### Records from a data collection
— START —

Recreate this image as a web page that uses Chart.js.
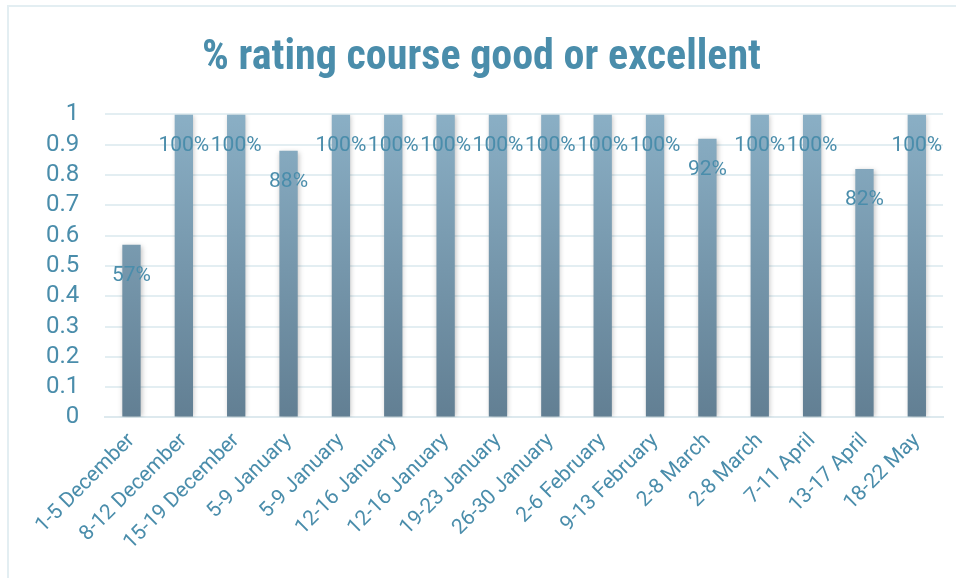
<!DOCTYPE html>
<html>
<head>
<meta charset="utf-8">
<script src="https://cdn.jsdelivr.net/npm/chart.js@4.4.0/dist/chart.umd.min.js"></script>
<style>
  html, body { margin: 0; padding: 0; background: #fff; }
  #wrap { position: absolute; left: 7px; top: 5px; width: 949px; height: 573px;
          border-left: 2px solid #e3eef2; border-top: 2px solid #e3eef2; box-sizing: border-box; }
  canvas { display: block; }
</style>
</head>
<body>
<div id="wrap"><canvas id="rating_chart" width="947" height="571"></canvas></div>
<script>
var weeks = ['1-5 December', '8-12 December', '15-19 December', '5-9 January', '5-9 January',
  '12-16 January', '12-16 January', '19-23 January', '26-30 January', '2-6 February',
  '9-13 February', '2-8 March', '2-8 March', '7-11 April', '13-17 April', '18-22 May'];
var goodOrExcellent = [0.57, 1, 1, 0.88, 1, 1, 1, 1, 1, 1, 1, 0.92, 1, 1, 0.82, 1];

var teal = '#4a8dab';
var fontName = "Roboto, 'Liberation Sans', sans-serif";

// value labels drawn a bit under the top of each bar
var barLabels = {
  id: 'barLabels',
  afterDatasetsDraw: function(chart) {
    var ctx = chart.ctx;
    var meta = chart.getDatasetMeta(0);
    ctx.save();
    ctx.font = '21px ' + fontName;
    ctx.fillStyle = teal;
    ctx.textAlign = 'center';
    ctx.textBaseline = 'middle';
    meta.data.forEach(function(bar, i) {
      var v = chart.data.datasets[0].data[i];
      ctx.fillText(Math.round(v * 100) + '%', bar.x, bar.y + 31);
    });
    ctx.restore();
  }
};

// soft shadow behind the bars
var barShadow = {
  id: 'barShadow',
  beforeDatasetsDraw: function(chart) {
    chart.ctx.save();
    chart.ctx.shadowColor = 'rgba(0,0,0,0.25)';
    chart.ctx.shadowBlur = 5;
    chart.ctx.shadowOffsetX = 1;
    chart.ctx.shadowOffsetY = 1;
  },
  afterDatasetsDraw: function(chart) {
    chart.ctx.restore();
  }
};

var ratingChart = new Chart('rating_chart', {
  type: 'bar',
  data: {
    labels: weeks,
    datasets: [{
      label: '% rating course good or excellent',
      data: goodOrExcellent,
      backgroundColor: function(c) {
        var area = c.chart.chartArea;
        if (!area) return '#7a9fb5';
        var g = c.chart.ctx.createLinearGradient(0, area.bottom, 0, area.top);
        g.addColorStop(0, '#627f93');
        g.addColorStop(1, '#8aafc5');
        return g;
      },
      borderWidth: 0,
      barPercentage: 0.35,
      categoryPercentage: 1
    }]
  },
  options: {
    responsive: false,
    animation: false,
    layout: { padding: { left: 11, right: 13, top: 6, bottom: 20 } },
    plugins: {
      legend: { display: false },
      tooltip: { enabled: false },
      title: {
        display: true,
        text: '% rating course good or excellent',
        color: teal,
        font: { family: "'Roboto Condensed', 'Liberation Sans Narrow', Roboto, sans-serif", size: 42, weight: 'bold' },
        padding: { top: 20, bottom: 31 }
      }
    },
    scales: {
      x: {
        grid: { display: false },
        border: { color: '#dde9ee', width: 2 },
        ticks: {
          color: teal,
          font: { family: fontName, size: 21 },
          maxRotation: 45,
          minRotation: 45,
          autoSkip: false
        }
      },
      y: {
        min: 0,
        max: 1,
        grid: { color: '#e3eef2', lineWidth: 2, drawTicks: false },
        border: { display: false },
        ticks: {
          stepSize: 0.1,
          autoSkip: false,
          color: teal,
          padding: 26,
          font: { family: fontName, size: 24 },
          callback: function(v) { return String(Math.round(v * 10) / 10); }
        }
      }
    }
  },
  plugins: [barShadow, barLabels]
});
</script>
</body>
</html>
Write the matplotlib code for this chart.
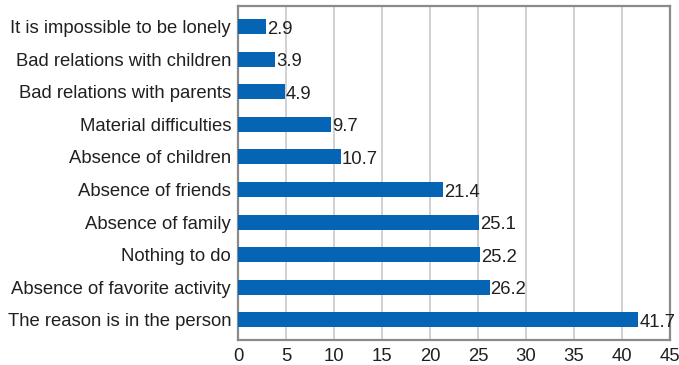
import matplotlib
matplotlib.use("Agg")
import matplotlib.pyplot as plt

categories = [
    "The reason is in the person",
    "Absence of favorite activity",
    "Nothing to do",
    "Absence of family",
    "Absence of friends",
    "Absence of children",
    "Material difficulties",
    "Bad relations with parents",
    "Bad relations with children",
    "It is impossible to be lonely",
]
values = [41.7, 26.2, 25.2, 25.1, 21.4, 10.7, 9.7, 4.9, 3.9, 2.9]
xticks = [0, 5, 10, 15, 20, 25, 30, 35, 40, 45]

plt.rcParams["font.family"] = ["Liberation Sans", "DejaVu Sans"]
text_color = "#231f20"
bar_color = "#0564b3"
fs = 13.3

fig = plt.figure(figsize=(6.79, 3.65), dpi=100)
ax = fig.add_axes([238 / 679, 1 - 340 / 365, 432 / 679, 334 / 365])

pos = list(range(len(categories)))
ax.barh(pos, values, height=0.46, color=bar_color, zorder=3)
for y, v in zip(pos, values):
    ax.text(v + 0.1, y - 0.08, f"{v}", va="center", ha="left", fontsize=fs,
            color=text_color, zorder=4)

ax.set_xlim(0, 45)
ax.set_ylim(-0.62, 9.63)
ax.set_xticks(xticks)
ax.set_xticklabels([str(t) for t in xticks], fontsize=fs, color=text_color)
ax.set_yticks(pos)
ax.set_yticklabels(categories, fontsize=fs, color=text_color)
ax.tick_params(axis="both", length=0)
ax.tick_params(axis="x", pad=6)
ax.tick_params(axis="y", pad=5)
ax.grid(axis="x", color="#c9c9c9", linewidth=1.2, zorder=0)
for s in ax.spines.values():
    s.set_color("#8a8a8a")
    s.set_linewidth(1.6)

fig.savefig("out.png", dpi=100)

— END —
— START —

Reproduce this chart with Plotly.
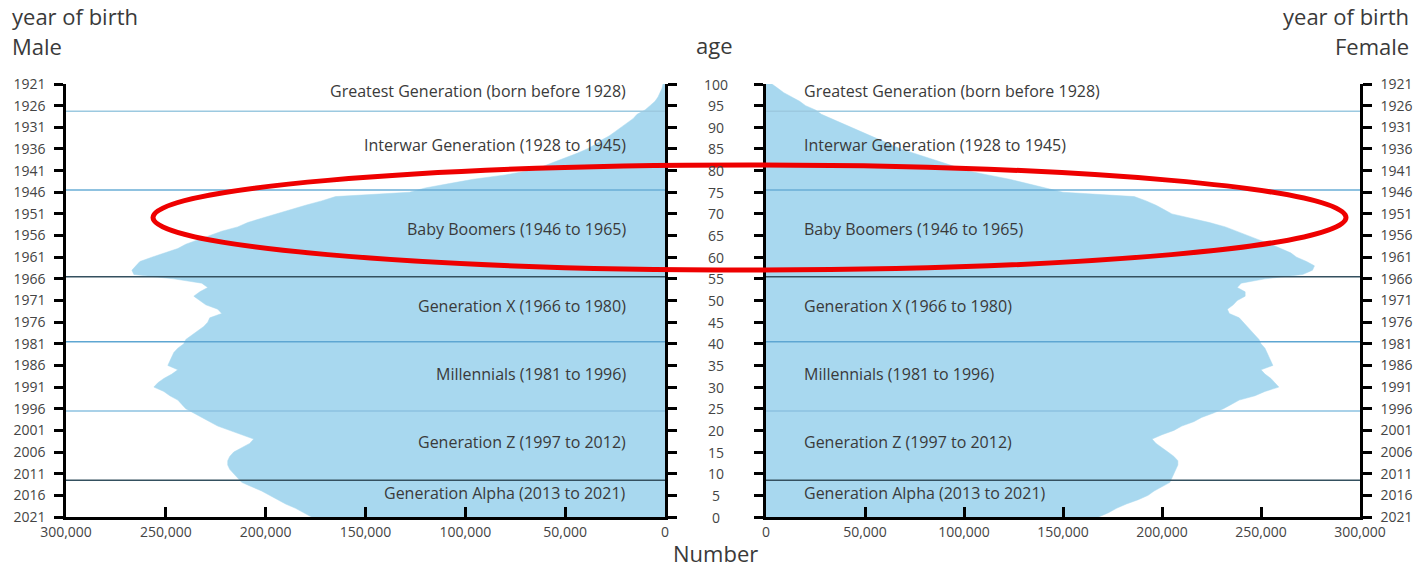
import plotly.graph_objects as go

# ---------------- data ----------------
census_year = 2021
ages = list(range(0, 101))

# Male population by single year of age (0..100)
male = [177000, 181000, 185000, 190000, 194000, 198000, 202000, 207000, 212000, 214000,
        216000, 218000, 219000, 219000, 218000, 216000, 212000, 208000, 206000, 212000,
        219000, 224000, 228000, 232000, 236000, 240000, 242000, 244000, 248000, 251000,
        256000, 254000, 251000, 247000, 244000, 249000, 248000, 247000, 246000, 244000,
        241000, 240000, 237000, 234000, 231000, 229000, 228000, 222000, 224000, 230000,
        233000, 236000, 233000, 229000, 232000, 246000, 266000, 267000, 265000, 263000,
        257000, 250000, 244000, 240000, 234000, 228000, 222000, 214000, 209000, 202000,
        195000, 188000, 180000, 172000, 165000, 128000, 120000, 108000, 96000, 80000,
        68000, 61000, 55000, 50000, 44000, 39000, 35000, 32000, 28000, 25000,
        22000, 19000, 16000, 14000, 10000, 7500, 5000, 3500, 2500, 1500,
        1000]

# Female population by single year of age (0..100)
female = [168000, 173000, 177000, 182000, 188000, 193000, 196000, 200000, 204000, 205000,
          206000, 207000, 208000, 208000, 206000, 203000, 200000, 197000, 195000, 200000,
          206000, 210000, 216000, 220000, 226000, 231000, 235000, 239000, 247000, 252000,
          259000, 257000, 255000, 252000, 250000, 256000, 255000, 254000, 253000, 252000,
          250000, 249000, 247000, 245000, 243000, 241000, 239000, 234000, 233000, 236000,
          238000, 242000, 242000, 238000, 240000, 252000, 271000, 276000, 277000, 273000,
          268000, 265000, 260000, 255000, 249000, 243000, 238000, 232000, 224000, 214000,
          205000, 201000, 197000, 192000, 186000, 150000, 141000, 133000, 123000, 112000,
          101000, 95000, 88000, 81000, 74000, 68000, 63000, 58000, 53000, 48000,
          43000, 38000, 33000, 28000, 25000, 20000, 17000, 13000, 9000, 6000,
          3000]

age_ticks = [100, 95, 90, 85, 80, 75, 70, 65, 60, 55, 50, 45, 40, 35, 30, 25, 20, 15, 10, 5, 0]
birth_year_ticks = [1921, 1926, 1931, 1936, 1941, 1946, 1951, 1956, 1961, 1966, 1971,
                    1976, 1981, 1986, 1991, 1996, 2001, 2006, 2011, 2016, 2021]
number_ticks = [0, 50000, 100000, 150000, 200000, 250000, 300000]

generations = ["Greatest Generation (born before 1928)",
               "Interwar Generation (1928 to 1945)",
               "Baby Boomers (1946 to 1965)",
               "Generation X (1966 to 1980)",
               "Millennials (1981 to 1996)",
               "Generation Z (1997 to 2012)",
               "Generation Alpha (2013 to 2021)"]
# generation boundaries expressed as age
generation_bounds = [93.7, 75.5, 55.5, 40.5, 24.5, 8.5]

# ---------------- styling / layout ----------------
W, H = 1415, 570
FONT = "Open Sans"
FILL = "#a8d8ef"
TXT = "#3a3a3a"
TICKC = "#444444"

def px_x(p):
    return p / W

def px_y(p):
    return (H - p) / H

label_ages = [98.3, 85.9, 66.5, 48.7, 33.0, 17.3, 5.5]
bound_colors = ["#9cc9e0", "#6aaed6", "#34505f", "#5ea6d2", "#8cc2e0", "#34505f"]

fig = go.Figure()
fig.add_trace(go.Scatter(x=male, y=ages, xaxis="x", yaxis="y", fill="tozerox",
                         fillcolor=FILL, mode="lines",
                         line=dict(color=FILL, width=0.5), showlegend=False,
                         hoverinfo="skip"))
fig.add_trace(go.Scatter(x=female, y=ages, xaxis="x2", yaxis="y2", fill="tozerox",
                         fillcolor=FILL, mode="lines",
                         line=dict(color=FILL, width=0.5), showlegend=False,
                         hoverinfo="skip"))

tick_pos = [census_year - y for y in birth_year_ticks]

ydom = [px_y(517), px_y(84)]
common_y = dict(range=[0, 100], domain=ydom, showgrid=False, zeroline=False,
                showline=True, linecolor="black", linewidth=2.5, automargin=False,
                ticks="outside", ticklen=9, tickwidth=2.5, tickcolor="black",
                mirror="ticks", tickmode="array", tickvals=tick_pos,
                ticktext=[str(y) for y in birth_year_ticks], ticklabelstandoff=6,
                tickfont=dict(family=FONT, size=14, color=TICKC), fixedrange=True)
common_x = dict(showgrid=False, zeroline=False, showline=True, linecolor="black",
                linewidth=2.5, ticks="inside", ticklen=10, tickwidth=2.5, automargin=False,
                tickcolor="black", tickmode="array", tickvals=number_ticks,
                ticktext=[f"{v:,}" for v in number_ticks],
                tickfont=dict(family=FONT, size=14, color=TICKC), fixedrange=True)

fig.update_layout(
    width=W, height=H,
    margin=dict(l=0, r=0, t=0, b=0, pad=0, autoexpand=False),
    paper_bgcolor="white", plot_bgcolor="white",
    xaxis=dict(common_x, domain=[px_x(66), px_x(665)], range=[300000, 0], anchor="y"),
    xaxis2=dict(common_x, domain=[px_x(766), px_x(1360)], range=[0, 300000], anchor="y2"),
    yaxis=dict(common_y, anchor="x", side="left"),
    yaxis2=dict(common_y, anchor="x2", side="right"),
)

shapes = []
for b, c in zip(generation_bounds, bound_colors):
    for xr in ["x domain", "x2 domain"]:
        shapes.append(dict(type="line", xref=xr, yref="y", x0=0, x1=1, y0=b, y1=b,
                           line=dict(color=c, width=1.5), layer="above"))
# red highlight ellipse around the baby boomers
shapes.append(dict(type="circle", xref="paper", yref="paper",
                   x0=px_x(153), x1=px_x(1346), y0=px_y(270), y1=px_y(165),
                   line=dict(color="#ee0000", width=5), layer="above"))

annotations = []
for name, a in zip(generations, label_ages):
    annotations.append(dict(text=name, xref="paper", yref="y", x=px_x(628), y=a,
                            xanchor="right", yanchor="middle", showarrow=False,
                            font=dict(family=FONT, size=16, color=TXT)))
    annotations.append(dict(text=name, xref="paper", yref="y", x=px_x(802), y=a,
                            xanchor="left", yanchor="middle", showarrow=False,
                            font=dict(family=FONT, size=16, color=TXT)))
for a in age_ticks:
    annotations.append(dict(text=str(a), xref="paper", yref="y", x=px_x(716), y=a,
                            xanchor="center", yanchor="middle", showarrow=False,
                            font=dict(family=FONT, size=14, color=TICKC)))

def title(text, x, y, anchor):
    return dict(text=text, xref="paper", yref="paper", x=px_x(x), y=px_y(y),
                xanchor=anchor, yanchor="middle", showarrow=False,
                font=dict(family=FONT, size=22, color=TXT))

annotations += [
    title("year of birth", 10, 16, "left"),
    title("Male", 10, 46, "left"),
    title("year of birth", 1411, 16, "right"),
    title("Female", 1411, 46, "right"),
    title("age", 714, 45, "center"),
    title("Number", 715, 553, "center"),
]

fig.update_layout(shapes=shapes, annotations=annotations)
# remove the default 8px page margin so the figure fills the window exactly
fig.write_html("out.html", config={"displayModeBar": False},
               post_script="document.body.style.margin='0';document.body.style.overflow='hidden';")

— END —
— START —

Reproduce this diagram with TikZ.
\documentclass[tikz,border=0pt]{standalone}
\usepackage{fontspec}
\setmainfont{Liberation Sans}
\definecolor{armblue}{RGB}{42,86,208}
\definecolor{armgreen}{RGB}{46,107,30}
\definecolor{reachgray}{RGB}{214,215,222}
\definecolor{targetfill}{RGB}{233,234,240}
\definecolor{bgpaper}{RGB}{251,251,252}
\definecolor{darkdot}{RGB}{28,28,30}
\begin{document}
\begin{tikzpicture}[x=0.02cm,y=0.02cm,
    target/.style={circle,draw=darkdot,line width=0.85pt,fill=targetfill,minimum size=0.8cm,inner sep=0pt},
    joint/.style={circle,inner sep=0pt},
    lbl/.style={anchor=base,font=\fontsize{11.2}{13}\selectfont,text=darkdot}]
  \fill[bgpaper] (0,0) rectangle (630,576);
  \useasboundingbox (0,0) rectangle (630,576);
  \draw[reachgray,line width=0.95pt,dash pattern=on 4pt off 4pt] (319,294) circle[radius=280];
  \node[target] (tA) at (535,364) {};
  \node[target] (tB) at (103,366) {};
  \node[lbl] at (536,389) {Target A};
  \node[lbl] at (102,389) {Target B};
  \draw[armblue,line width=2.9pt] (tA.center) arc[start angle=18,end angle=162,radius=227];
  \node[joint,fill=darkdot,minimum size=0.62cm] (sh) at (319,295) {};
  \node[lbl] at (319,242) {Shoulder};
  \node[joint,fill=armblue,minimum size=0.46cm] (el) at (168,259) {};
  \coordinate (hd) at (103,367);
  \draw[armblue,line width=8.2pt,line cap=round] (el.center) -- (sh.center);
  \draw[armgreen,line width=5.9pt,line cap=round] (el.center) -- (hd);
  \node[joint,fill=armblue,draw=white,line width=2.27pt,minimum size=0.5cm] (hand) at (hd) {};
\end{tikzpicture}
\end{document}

— END —

### OBJECTIVE
Wherever a line in the data above holds "matplotlib", copy that line.

### REPLY
Write the matplotlib code for this chart.
import matplotlib
matplotlib.use("Agg")
import matplotlib.pyplot as plt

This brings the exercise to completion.